▶ [Task to carry out]: Transcribe the listing verbatim. Do not carry over any pictures.

▶ [Data segment]:
>> START

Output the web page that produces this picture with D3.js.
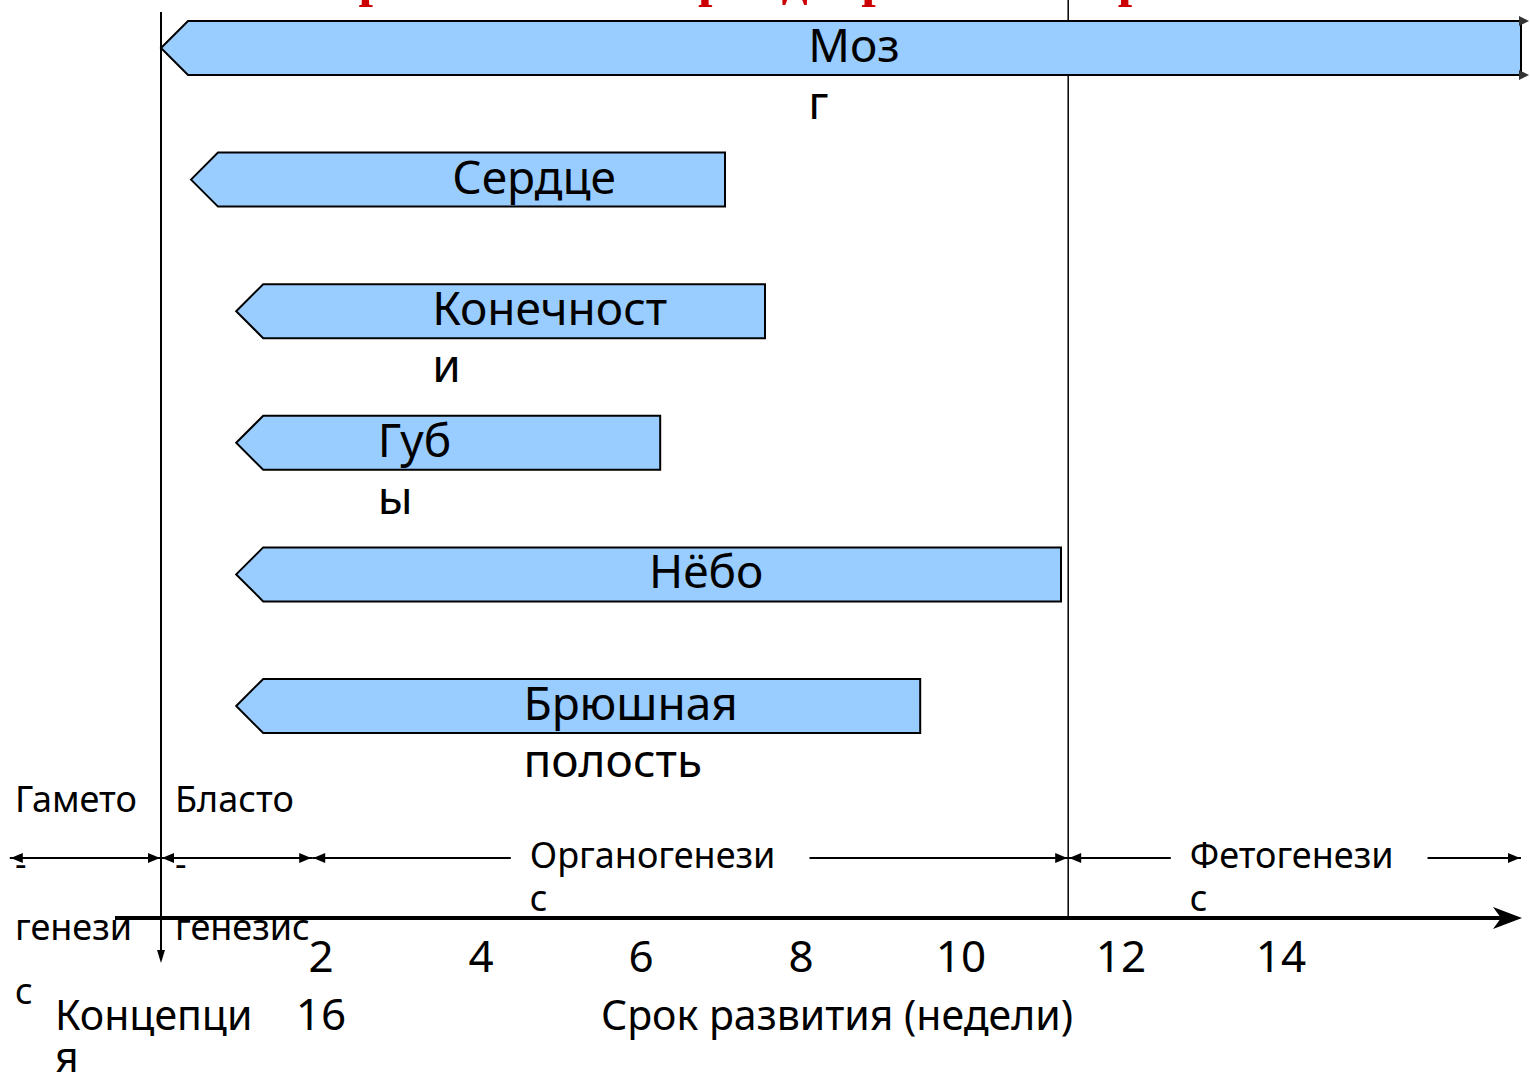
<!DOCTYPE html>
<html>
<head>
<meta charset="utf-8">
<script src="https://cdn.jsdelivr.net/npm/d3@7"></script>
<style>
  html, body { margin: 0; padding: 0; background: #ffffff; overflow: hidden; }
  svg { display: block; }
</style>
</head>
<body>
<svg id="chart" width="1530" height="1083"></svg>
<script>
// ---- Data: sensitive periods of organs, in weeks from conception ----
const organs = ["Мозг", "Сердце", "Конечности", "Губы", "Нёбо", "Брюшная полость"];
const organStart = [0, 0.375, 0.94, 0.94, 0.94, 0.94];
const organEnd = [17, 7.05, 7.55, 6.24, 11.25, 9.49];
// labels as they wrap inside their text boxes
const organLabelLines = [["Моз", "г"], ["Сердце"], ["Конечност", "и"], ["Губ", "ы"], ["Нёбо"], ["Брюшная", "полость"]];

// ---- Developmental periods ----
const periods = ["Гаметогенезис", "Бластогенезис", "Органогенезис", "Фетогенезис"];
const periodStart = [-1.89, 0, 1.89, 11.34];
const periodEnd = [0, 1.89, 11.34, 17];
const periodLabelLines = [["Гамето", "-", "генези", "с"], ["Бласто", "-", "генезис"], ["Органогенези", "с"], ["Фетогенези", "с"]];

// ---- Axis ----
const tickValues = [2, 4, 6, 8, 10, 12, 14, 16];
const tickLabels = ["2", "4", "6", "8", "10", "12", "14", "16"];
const axisTitle = "Срок развития (недели)";
const conceptionLines = ["Концепци", "я"];
const titleText = "Критические периоды развития органов";

// ---- Layout ----
const FONT = "'Noto Sans', 'DejaVu Sans', sans-serif";
const svg = d3.select("#chart");

const x = d3.scaleLinear().domain([0, 17]).range([161, 1521]);
const y = d3.scalePoint().domain(organs).range([48, 706]);
const barH = 54, tipLen = 27;

// where the organ captions start (in weeks along the same scale)
const organLabelWeek = [8.09, 3.64, 3.39, 2.71, 6.1, 4.53];
// where the period captions start
const periodLabelWeek = [-1.825, 0.175, 4.61, 12.86];

const axisY = 918, periodY = 858;

// title (mostly above the visible area)
svg.append("text")
  .attr("x", 800).attr("y", -4)
  .attr("text-anchor", "middle")
  .attr("font-family", "'Liberation Serif', 'Times New Roman', serif")
  .attr("font-weight", "bold")
  .attr("font-size", 52)
  .attr("fill", "#cc0000")
  .text(titleText);

// vertical boundary at the end of organogenesis
svg.append("line")
  .attr("x1", x(periodEnd[2])).attr("x2", x(periodEnd[2]))
  .attr("y1", 0).attr("y2", axisY)
  .attr("stroke", "#000").attr("stroke-width", 1.5);

// conception line with a downward arrow
const cx = x(periodStart[1]);
svg.append("line")
  .attr("x1", cx).attr("x2", cx)
  .attr("y1", 12).attr("y2", 960)
  .attr("stroke", "#000").attr("stroke-width", 2);
svg.append("path")
  .attr("d", `M${cx - 4},${950} L${cx},${963} L${cx + 4},${950} Z`)
  .attr("fill", "#000");

// organ arrows (pointing back toward conception)
const rows = organs.map((name, i) => ({
  name, start: organStart[i], end: organEnd[i],
  lines: organLabelLines[i], labelWeek: organLabelWeek[i]
}));

const arrowPath = d => {
  const x0 = x(d.start), x1 = x(d.end), yc = y(d.name);
  const top = yc - barH / 2, bot = yc + barH / 2;
  return `M${x0},${yc} L${x0 + tipLen},${top} L${x1},${top} L${x1},${bot} L${x0 + tipLen},${bot} Z`;
};

svg.append("g").selectAll("path")
  .data(rows).join("path")
  .attr("d", arrowPath)
  .attr("fill", "#99ccff")
  .attr("stroke", "#000")
  .attr("stroke-width", 2)
  .attr("stroke-linejoin", "miter");

// the brain bar runs on past the frame: small heads on its right corners
rows.filter(d => d.end >= 17).forEach(d => {
  const x1 = x(d.end), yc = y(d.name);
  [yc - barH / 2, yc + barH / 2].forEach(yy => {
    svg.append("path")
      .attr("d", `M${x1 - 2},${yy - 5} L${x1 + 8},${yy} L${x1 - 2},${yy + 5} Z`)
      .attr("fill", "#333");
  });
});

// organ captions
const organLabels = svg.append("g").selectAll("text")
  .data(rows).join("text")
  .attr("font-family", FONT)
  .attr("font-size", 46)
  .attr("fill", "#000")
  .attr("x", d => x(d.labelWeek))
  .attr("y", d => y(d.name) + 14);
organLabels.each(function (d) {
  const t = d3.select(this);
  d.lines.forEach((ln, k) => {
    t.append("tspan")
      .attr("x", x(d.labelWeek))
      .attr("dy", k === 0 ? 0 : 57)
      .text(ln);
  });
});

// period arrows
const head = (g, px, dir) => {
  g.append("path")
    .attr("d", `M${px},${periodY} L${px - dir * 12},${periodY - 5} L${px - dir * 12},${periodY + 5} Z`)
    .attr("fill", "#000");
};

periods.forEach((p, i) => {
  const g = svg.append("g");
  const xs = x(periodStart[i]), xe = x(periodEnd[i]);
  const lx = x(periodLabelWeek[i]);
  const inGap = i >= 2;

  const label = g.append("text")
    .attr("font-family", FONT)
    .attr("font-size", 36)
    .attr("fill", "#000")
    .attr("x", lx)
    .attr("y", inGap ? 868 : 812);
  periodLabelLines[i].forEach((ln, k) => {
    label.append("tspan")
      .attr("x", lx)
      .attr("dy", k === 0 ? 0 : (inGap ? 43 : 64))
      .text(ln);
  });

  if (inGap) {
    const tw = label.select("tspan").node().getComputedTextLength();
    const gapL = lx - 19, gapR = lx + tw + 34;
    g.append("line").attr("x1", xs).attr("x2", gapL)
      .attr("y1", periodY).attr("y2", periodY)
      .attr("stroke", "#000").attr("stroke-width", 2);
    g.append("line").attr("x1", gapR).attr("x2", xe)
      .attr("y1", periodY).attr("y2", periodY)
      .attr("stroke", "#000").attr("stroke-width", 2);
  } else {
    g.append("line").attr("x1", xs).attr("x2", xe)
      .attr("y1", periodY).attr("y2", periodY)
      .attr("stroke", "#000").attr("stroke-width", 2);
  }
  head(g, xs + 1, -1);
  head(g, xe - 1, 1);
});

// time axis with arrow
const ax0 = x(-0.575), ax1 = x(17);
svg.append("line")
  .attr("x1", ax0).attr("x2", ax1 - 8)
  .attr("y1", axisY).attr("y2", axisY)
  .attr("stroke", "#000").attr("stroke-width", 4);
svg.append("path")
  .attr("d", `M${ax1 + 1},${axisY} L${ax1 - 28},${axisY - 11} L${ax1 - 20},${axisY} L${ax1 - 28},${axisY + 11} Z`)
  .attr("fill", "#000");

// tick labels, flowing like a text box: the last one wraps to a second line
const wrapAt = x(15);
svg.append("g").selectAll("text")
  .data(tickValues).join("text")
  .attr("font-family", FONT)
  .attr("font-size", 44)
  .attr("fill", "#000")
  .attr("text-anchor", "middle")
  .attr("x", v => x(v) > wrapAt ? x(tickValues[0]) : x(v))
  .attr("y", v => x(v) > wrapAt ? 1030 : 972)
  .text((v, i) => tickLabels[i]);

// axis title
svg.append("text")
  .attr("font-family", FONT)
  .attr("font-size", 41)
  .attr("fill", "#000")
  .attr("x", x(8.45))
  .attr("text-anchor", "middle")
  .attr("y", 1030)
  .text(axisTitle);

// conception caption
const conc = svg.append("text")
  .attr("font-family", FONT)
  .attr("font-size", 41)
  .attr("fill", "#000")
  .attr("y", 1030);
conceptionLines.forEach((ln, k) => {
  conc.append("tspan").attr("x", x(-1.325)).attr("dy", k === 0 ? 0 : 42).text(ln);
});
</script>
</body>
</html>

>> END

▶ [Answer for this exercise]:
Output the web page that produces this picture with D3.js.
<!DOCTYPE html>
<html>
<head>
<meta charset="utf-8">
<script src="https://cdn.jsdelivr.net/npm/d3@7"></script>
<style>
  html, body { margin: 0; padding: 0; background: #ffffff; overflow: hidden; }
  svg { display: block; }
</style>
</head>
<body>
<svg id="chart" width="1530" height="1083"></svg>
<script>
// ---- Data: sensitive periods of organs, in weeks from conception ----
const organs = ["Мозг", "Сердце", "Конечности", "Губы", "Нёбо", "Брюшная полость"];
const organStart = [0, 0.375, 0.94, 0.94, 0.94, 0.94];
const organEnd = [17, 7.05, 7.55, 6.24, 11.25, 9.49];
// labels as they wrap inside their text boxes
const organLabelLines = [["Моз", "г"], ["Сердце"], ["Конечност", "и"], ["Губ", "ы"], ["Нёбо"], ["Брюшная", "полость"]];

// ---- Developmental periods ----
const periods = ["Гаметогенезис", "Бластогенезис", "Органогенезис", "Фетогенезис"];
const periodStart = [-1.89, 0, 1.89, 11.34];
const periodEnd = [0, 1.89, 11.34, 17];
const periodLabelLines = [["Гамето", "-", "генези", "с"], ["Бласто", "-", "генезис"], ["Органогенези", "с"], ["Фетогенези", "с"]];

// ---- Axis ----
const tickValues = [2, 4, 6, 8, 10, 12, 14, 16];
const tickLabels = ["2", "4", "6", "8", "10", "12", "14", "16"];
const axisTitle = "Срок развития (недели)";
const conceptionLines = ["Концепци", "я"];
const titleText = "Критические периоды развития органов";

// ---- Layout ----
const FONT = "'Noto Sans', 'DejaVu Sans', sans-serif";
const svg = d3.select("#chart");

const x = d3.scaleLinear().domain([0, 17]).range([161, 1521]);
const y = d3.scalePoint().domain(organs).range([48, 706]);
const barH = 54, tipLen = 27;

// where the organ captions start (in weeks along the same scale)
const organLabelWeek = [8.09, 3.64, 3.39, 2.71, 6.1, 4.53];
// where the period captions start
const periodLabelWeek = [-1.825, 0.175, 4.61, 12.86];

const axisY = 918, periodY = 858;

// title (mostly above the visible area)
svg.append("text")
  .attr("x", 800).attr("y", -4)
  .attr("text-anchor", "middle")
  .attr("font-family", "'Liberation Serif', 'Times New Roman', serif")
  .attr("font-weight", "bold")
  .attr("font-size", 52)
  .attr("fill", "#cc0000")
  .text(titleText);

// vertical boundary at the end of organogenesis
svg.append("line")
  .attr("x1", x(periodEnd[2])).attr("x2", x(periodEnd[2]))
  .attr("y1", 0).attr("y2", axisY)
  .attr("stroke", "#000").attr("stroke-width", 1.5);

// conception line with a downward arrow
const cx = x(periodStart[1]);
svg.append("line")
  .attr("x1", cx).attr("x2", cx)
  .attr("y1", 12).attr("y2", 960)
  .attr("stroke", "#000").attr("stroke-width", 2);
svg.append("path")
  .attr("d", `M${cx - 4},${950} L${cx},${963} L${cx + 4},${950} Z`)
  .attr("fill", "#000");

// organ arrows (pointing back toward conception)
const rows = organs.map((name, i) => ({
  name, start: organStart[i], end: organEnd[i],
  lines: organLabelLines[i], labelWeek: organLabelWeek[i]
}));

const arrowPath = d => {
  const x0 = x(d.start), x1 = x(d.end), yc = y(d.name);
  const top = yc - barH / 2, bot = yc + barH / 2;
  return `M${x0},${yc} L${x0 + tipLen},${top} L${x1},${top} L${x1},${bot} L${x0 + tipLen},${bot} Z`;
};

svg.append("g").selectAll("path")
  .data(rows).join("path")
  .attr("d", arrowPath)
  .attr("fill", "#99ccff")
  .attr("stroke", "#000")
  .attr("stroke-width", 2)
  .attr("stroke-linejoin", "miter");

// the brain bar runs on past the frame: small heads on its right corners
rows.filter(d => d.end >= 17).forEach(d => {
  const x1 = x(d.end), yc = y(d.name);
  [yc - barH / 2, yc + barH / 2].forEach(yy => {
    svg.append("path")
      .attr("d", `M${x1 - 2},${yy - 5} L${x1 + 8},${yy} L${x1 - 2},${yy + 5} Z`)
      .attr("fill", "#333");
  });
});

// organ captions
const organLabels = svg.append("g").selectAll("text")
  .data(rows).join("text")
  .attr("font-family", FONT)
  .attr("font-size", 46)
  .attr("fill", "#000")
  .attr("x", d => x(d.labelWeek))
  .attr("y", d => y(d.name) + 14);
organLabels.each(function (d) {
  const t = d3.select(this);
  d.lines.forEach((ln, k) => {
    t.append("tspan")
      .attr("x", x(d.labelWeek))
      .attr("dy", k === 0 ? 0 : 57)
      .text(ln);
  });
});

// period arrows
const head = (g, px, dir) => {
  g.append("path")
    .attr("d", `M${px},${periodY} L${px - dir * 12},${periodY - 5} L${px - dir * 12},${periodY + 5} Z`)
    .attr("fill", "#000");
};

periods.forEach((p, i) => {
  const g = svg.append("g");
  const xs = x(periodStart[i]), xe = x(periodEnd[i]);
  const lx = x(periodLabelWeek[i]);
  const inGap = i >= 2;

  const label = g.append("text")
    .attr("font-family", FONT)
    .attr("font-size", 36)
    .attr("fill", "#000")
    .attr("x", lx)
    .attr("y", inGap ? 868 : 812);
  periodLabelLines[i].forEach((ln, k) => {
    label.append("tspan")
      .attr("x", lx)
      .attr("dy", k === 0 ? 0 : (inGap ? 43 : 64))
      .text(ln);
  });

  if (inGap) {
    const tw = label.select("tspan").node().getComputedTextLength();
    const gapL = lx - 19, gapR = lx + tw + 34;
    g.append("line").attr("x1", xs).attr("x2", gapL)
      .attr("y1", periodY).attr("y2", periodY)
      .attr("stroke", "#000").attr("stroke-width", 2);
    g.append("line").attr("x1", gapR).attr("x2", xe)
      .attr("y1", periodY).attr("y2", periodY)
      .attr("stroke", "#000").attr("stroke-width", 2);
  } else {
    g.append("line").attr("x1", xs).attr("x2", xe)
      .attr("y1", periodY).attr("y2", periodY)
      .attr("stroke", "#000").attr("stroke-width", 2);
  }
  head(g, xs + 1, -1);
  head(g, xe - 1, 1);
});

// time axis with arrow
const ax0 = x(-0.575), ax1 = x(17);
svg.append("line")
  .attr("x1", ax0).attr("x2", ax1 - 8)
  .attr("y1", axisY).attr("y2", axisY)
  .attr("stroke", "#000").attr("stroke-width", 4);
svg.append("path")
  .attr("d", `M${ax1 + 1},${axisY} L${ax1 - 28},${axisY - 11} L${ax1 - 20},${axisY} L${ax1 - 28},${axisY + 11} Z`)
  .attr("fill", "#000");

// tick labels, flowing like a text box: the last one wraps to a second line
const wrapAt = x(15);
svg.append("g").selectAll("text")
  .data(tickValues).join("text")
  .attr("font-family", FONT)
  .attr("font-size", 44)
  .attr("fill", "#000")
  .attr("text-anchor", "middle")
  .attr("x", v => x(v) > wrapAt ? x(tickValues[0]) : x(v))
  .attr("y", v => x(v) > wrapAt ? 1030 : 972)
  .text((v, i) => tickLabels[i]);

// axis title
svg.append("text")
  .attr("font-family", FONT)
  .attr("font-size", 41)
  .attr("fill", "#000")
  .attr("x", x(8.45))
  .attr("text-anchor", "middle")
  .attr("y", 1030)
  .text(axisTitle);

// conception caption
const conc = svg.append("text")
  .attr("font-family", FONT)
  .attr("font-size", 41)
  .attr("fill", "#000")
  .attr("y", 1030);
conceptionLines.forEach((ln, k) => {
  conc.append("tspan").attr("x", x(-1.325)).attr("dy", k === 0 ? 0 : 42).text(ln);
});
</script>
</body>
</html>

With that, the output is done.